Timing your Low-Light Shot

2013-11-03 1

Here’s a quick tip for taking sharp night pictures when you don’t have a very stable tripod in reach.

Of course you all know the trick of using tables, bits of wall, the floor etc. as a makeshift tripod when shooting in low light situations.

Credits: stratski

What do you do when your surrogate tripod is a bit unstable? Or the wall is a bit lumpy, or the glass you’re balancing your camera on is a bit small? Handling your camera and pressing the shutter button may very well cause the camera to move, resulting in blurry pictures. What can you do?

I used a hand rail as a tripod but it was not very stable and my picture came out blurred. I did not learn my lesson and made the same mistake again.

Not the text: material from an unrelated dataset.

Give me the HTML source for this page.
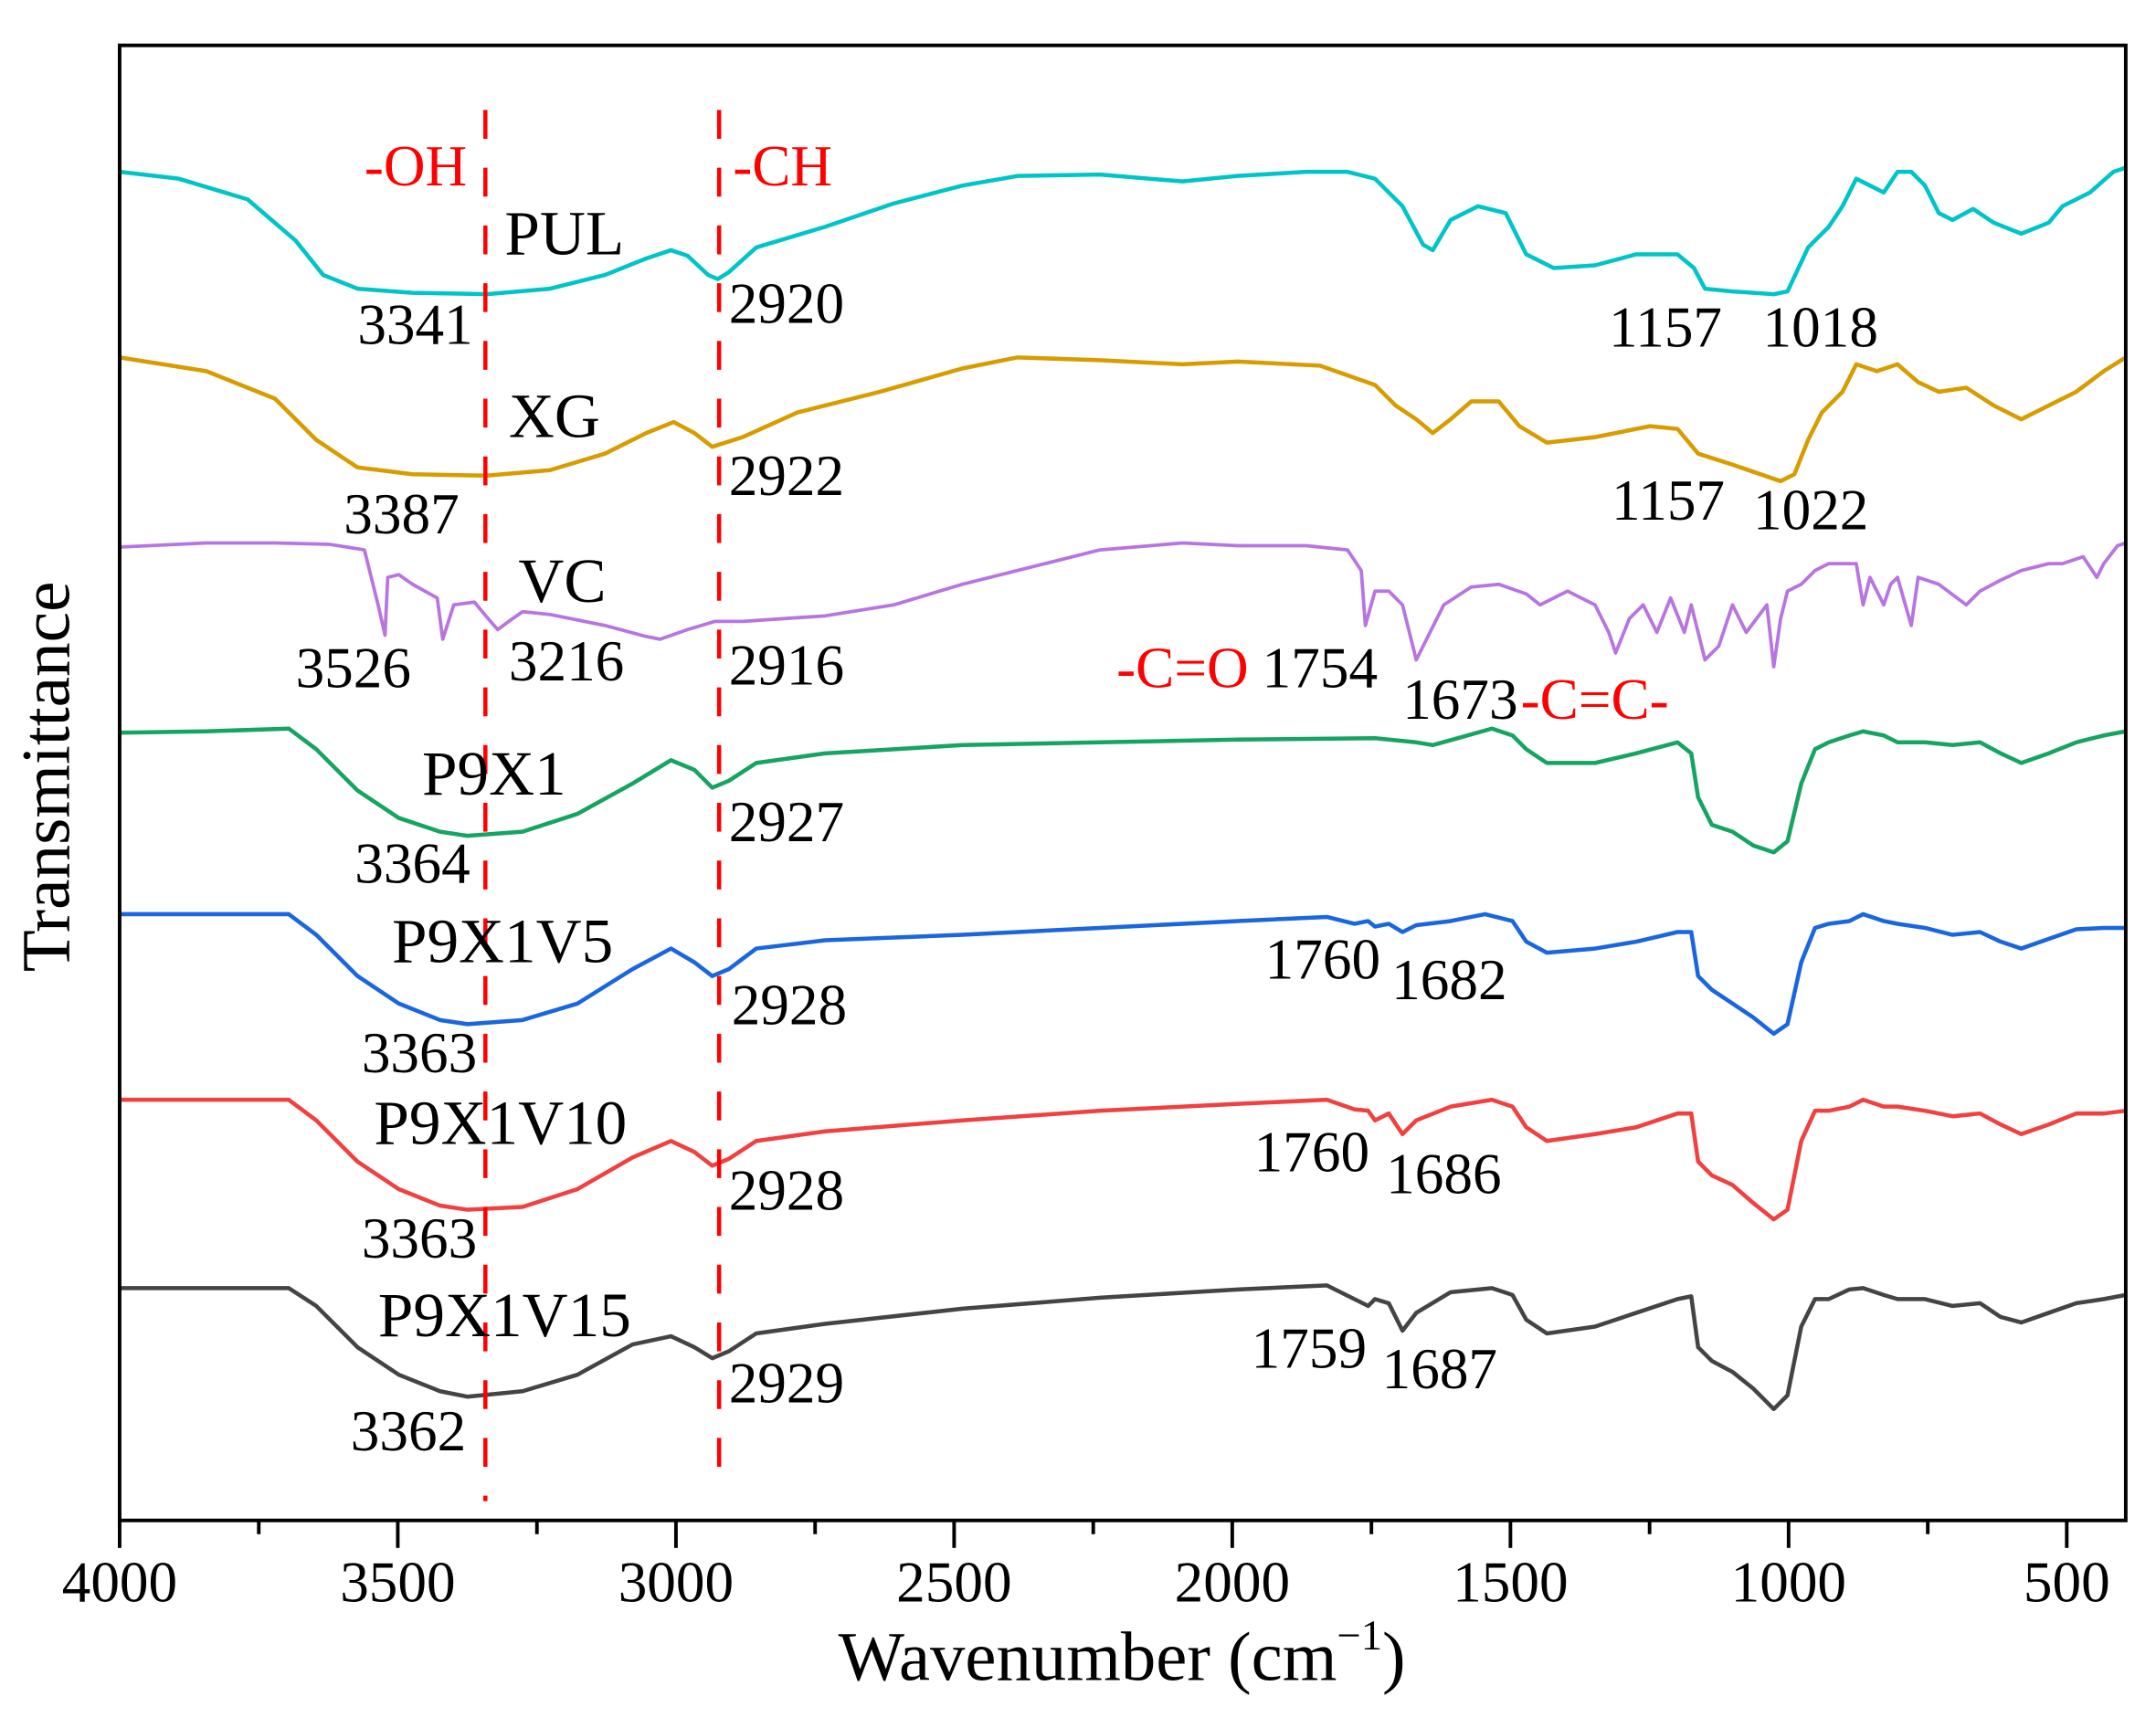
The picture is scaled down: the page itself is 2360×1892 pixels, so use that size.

Use the self timer! Set your camera to the right length for long exposure (and I’m considering everything longer that 1/30s as long exposure, I’m not that steady handed) or use a camera with automatic exposure like the LC-A or the Olympus XA. Switch on the self timer, press the shutter button and let go of the camera. The timer will delay the shot, so any movement of the camera due to handling it will have subsided by the time the camera actually fires.

Simple, but very effective.

Credits: stratski

This is specially handy in outdoor situations when your tripod is likely to consist of uneven tree stumps, rocks or stuff like that. And you can be in the shot yourself, too.